To do
Copy all of the material exactly. Pictures are not to appear in the copy.

(Charts and diagrams as code)

********

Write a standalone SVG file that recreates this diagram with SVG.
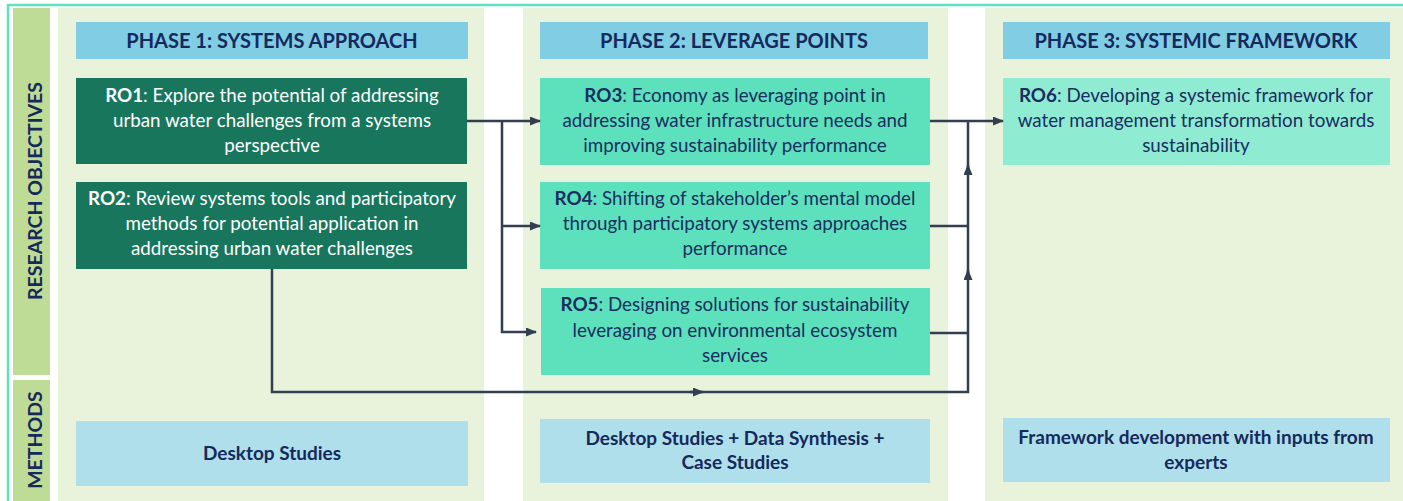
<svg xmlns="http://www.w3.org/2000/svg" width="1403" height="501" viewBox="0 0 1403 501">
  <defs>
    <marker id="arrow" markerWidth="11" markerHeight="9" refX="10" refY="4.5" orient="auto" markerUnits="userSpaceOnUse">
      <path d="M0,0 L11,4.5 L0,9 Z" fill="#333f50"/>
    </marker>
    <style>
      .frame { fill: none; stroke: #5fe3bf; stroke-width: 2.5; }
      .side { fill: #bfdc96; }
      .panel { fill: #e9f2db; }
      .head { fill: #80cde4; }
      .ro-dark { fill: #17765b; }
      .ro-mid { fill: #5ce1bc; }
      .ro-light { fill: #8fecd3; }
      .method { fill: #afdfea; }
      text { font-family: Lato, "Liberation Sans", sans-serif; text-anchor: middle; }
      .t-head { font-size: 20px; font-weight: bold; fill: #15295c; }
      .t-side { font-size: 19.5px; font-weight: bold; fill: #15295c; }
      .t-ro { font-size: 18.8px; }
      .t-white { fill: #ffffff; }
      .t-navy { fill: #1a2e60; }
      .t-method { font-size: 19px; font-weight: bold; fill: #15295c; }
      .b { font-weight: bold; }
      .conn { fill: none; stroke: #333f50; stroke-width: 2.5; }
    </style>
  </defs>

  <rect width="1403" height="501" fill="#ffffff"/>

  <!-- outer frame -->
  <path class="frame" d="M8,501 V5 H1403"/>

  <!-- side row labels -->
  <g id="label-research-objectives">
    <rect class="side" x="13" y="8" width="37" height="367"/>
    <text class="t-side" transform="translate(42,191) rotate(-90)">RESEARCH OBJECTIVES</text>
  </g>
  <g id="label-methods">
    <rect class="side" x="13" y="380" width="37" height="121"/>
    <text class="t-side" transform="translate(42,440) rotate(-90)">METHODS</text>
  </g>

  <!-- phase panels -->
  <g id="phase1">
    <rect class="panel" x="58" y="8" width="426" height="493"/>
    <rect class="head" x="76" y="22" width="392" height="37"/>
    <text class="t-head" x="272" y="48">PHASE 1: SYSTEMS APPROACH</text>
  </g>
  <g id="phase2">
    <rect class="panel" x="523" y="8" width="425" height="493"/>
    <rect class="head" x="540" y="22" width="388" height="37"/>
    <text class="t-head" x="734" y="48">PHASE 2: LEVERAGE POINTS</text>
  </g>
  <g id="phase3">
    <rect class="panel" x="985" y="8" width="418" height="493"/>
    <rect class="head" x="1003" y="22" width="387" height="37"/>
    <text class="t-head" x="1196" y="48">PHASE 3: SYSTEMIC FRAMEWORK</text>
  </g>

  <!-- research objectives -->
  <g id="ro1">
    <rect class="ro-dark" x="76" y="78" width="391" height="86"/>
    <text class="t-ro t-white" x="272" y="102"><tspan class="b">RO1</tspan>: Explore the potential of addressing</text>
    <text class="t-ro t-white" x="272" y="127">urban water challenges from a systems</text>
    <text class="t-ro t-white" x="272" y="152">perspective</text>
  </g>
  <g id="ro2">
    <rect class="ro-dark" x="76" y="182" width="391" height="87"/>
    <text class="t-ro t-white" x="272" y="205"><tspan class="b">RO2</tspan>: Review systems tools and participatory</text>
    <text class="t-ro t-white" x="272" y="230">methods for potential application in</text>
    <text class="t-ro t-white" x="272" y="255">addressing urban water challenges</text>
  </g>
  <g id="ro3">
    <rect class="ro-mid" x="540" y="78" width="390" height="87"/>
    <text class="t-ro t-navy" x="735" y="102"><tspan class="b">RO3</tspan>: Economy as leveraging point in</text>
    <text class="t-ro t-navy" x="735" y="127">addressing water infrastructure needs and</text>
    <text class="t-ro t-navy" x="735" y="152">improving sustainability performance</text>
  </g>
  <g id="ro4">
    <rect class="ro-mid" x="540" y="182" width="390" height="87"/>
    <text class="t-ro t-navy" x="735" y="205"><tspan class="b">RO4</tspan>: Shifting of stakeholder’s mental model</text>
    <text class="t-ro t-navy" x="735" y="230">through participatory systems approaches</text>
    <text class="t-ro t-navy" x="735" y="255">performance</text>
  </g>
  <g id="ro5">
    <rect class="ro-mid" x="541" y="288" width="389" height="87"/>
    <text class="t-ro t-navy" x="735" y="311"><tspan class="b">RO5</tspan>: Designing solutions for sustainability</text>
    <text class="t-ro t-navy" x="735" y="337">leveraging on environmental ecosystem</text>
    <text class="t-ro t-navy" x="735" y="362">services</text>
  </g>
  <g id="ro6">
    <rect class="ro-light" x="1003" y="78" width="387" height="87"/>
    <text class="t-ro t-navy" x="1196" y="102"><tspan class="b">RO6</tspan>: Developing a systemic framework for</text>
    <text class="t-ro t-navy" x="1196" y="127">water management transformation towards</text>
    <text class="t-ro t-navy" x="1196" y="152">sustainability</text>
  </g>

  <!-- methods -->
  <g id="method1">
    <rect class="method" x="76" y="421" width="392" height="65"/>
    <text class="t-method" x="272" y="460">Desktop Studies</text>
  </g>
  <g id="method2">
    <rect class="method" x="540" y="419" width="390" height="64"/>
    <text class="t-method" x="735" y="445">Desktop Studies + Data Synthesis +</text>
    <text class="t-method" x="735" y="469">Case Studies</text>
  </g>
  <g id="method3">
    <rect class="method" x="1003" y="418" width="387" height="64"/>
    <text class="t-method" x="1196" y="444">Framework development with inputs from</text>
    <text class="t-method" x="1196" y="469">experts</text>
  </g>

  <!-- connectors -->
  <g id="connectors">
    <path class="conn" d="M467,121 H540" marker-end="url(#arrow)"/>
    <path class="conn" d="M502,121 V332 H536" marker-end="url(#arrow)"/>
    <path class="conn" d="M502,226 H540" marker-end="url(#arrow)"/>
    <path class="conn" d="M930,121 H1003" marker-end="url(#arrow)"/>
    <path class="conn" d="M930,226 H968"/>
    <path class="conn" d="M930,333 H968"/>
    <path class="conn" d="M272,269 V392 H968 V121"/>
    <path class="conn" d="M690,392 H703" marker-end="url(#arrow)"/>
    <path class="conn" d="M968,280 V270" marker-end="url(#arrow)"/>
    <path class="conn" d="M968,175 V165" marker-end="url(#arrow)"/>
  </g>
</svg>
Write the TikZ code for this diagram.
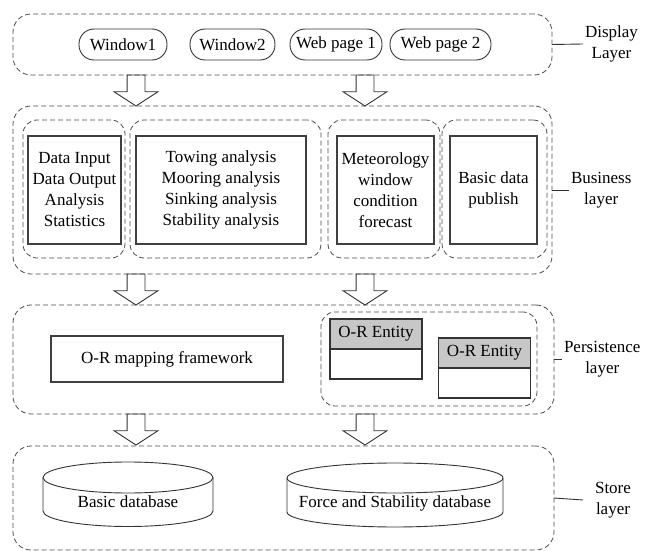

********

Answer to this exercise
Write a standalone SVG file that recreates this diagram with SVG.
<svg xmlns="http://www.w3.org/2000/svg" width="1403" height="501" viewBox="0 0 1403 501">
  <defs>
    <marker id="arrow" markerWidth="11" markerHeight="9" refX="10" refY="4.5" orient="auto" markerUnits="userSpaceOnUse">
      <path d="M0,0 L11,4.5 L0,9 Z" fill="#333f50"/>
    </marker>
    <style>
      .frame { fill: none; stroke: #5fe3bf; stroke-width: 2.5; }
      .side { fill: #bfdc96; }
      .panel { fill: #e9f2db; }
      .head { fill: #80cde4; }
      .ro-dark { fill: #17765b; }
      .ro-mid { fill: #5ce1bc; }
      .ro-light { fill: #8fecd3; }
      .method { fill: #afdfea; }
      text { font-family: Lato, "Liberation Sans", sans-serif; text-anchor: middle; }
      .t-head { font-size: 20px; font-weight: bold; fill: #15295c; }
      .t-side { font-size: 19.5px; font-weight: bold; fill: #15295c; }
      .t-ro { font-size: 18.8px; }
      .t-white { fill: #ffffff; }
      .t-navy { fill: #1a2e60; }
      .t-method { font-size: 19px; font-weight: bold; fill: #15295c; }
      .b { font-weight: bold; }
      .conn { fill: none; stroke: #333f50; stroke-width: 2.5; }
    </style>
  </defs>

  <rect width="1403" height="501" fill="#ffffff"/>

  <!-- outer frame -->
  <path class="frame" d="M8,501 V5 H1403"/>

  <!-- side row labels -->
  <g id="label-research-objectives">
    <rect class="side" x="13" y="8" width="37" height="367"/>
    <text class="t-side" transform="translate(42,191) rotate(-90)">RESEARCH OBJECTIVES</text>
  </g>
  <g id="label-methods">
    <rect class="side" x="13" y="380" width="37" height="121"/>
    <text class="t-side" transform="translate(42,440) rotate(-90)">METHODS</text>
  </g>

  <!-- phase panels -->
  <g id="phase1">
    <rect class="panel" x="58" y="8" width="426" height="493"/>
    <rect class="head" x="76" y="22" width="392" height="37"/>
    <text class="t-head" x="272" y="48">PHASE 1: SYSTEMS APPROACH</text>
  </g>
  <g id="phase2">
    <rect class="panel" x="523" y="8" width="425" height="493"/>
    <rect class="head" x="540" y="22" width="388" height="37"/>
    <text class="t-head" x="734" y="48">PHASE 2: LEVERAGE POINTS</text>
  </g>
  <g id="phase3">
    <rect class="panel" x="985" y="8" width="418" height="493"/>
    <rect class="head" x="1003" y="22" width="387" height="37"/>
    <text class="t-head" x="1196" y="48">PHASE 3: SYSTEMIC FRAMEWORK</text>
  </g>

  <!-- research objectives -->
  <g id="ro1">
    <rect class="ro-dark" x="76" y="78" width="391" height="86"/>
    <text class="t-ro t-white" x="272" y="102"><tspan class="b">RO1</tspan>: Explore the potential of addressing</text>
    <text class="t-ro t-white" x="272" y="127">urban water challenges from a systems</text>
    <text class="t-ro t-white" x="272" y="152">perspective</text>
  </g>
  <g id="ro2">
    <rect class="ro-dark" x="76" y="182" width="391" height="87"/>
    <text class="t-ro t-white" x="272" y="205"><tspan class="b">RO2</tspan>: Review systems tools and participatory</text>
    <text class="t-ro t-white" x="272" y="230">methods for potential application in</text>
    <text class="t-ro t-white" x="272" y="255">addressing urban water challenges</text>
  </g>
  <g id="ro3">
    <rect class="ro-mid" x="540" y="78" width="390" height="87"/>
    <text class="t-ro t-navy" x="735" y="102"><tspan class="b">RO3</tspan>: Economy as leveraging point in</text>
    <text class="t-ro t-navy" x="735" y="127">addressing water infrastructure needs and</text>
    <text class="t-ro t-navy" x="735" y="152">improving sustainability performance</text>
  </g>
  <g id="ro4">
    <rect class="ro-mid" x="540" y="182" width="390" height="87"/>
    <text class="t-ro t-navy" x="735" y="205"><tspan class="b">RO4</tspan>: Shifting of stakeholder’s mental model</text>
    <text class="t-ro t-navy" x="735" y="230">through participatory systems approaches</text>
    <text class="t-ro t-navy" x="735" y="255">performance</text>
  </g>
  <g id="ro5">
    <rect class="ro-mid" x="541" y="288" width="389" height="87"/>
    <text class="t-ro t-navy" x="735" y="311"><tspan class="b">RO5</tspan>: Designing solutions for sustainability</text>
    <text class="t-ro t-navy" x="735" y="337">leveraging on environmental ecosystem</text>
    <text class="t-ro t-navy" x="735" y="362">services</text>
  </g>
  <g id="ro6">
    <rect class="ro-light" x="1003" y="78" width="387" height="87"/>
    <text class="t-ro t-navy" x="1196" y="102"><tspan class="b">RO6</tspan>: Developing a systemic framework for</text>
    <text class="t-ro t-navy" x="1196" y="127">water management transformation towards</text>
    <text class="t-ro t-navy" x="1196" y="152">sustainability</text>
  </g>

  <!-- methods -->
  <g id="method1">
    <rect class="method" x="76" y="421" width="392" height="65"/>
    <text class="t-method" x="272" y="460">Desktop Studies</text>
  </g>
  <g id="method2">
    <rect class="method" x="540" y="419" width="390" height="64"/>
    <text class="t-method" x="735" y="445">Desktop Studies + Data Synthesis +</text>
    <text class="t-method" x="735" y="469">Case Studies</text>
  </g>
  <g id="method3">
    <rect class="method" x="1003" y="418" width="387" height="64"/>
    <text class="t-method" x="1196" y="444">Framework development with inputs from</text>
    <text class="t-method" x="1196" y="469">experts</text>
  </g>

  <!-- connectors -->
  <g id="connectors">
    <path class="conn" d="M467,121 H540" marker-end="url(#arrow)"/>
    <path class="conn" d="M502,121 V332 H536" marker-end="url(#arrow)"/>
    <path class="conn" d="M502,226 H540" marker-end="url(#arrow)"/>
    <path class="conn" d="M930,121 H1003" marker-end="url(#arrow)"/>
    <path class="conn" d="M930,226 H968"/>
    <path class="conn" d="M930,333 H968"/>
    <path class="conn" d="M272,269 V392 H968 V121"/>
    <path class="conn" d="M690,392 H703" marker-end="url(#arrow)"/>
    <path class="conn" d="M968,280 V270" marker-end="url(#arrow)"/>
    <path class="conn" d="M968,175 V165" marker-end="url(#arrow)"/>
  </g>
</svg>
Write the TikZ code for this diagram.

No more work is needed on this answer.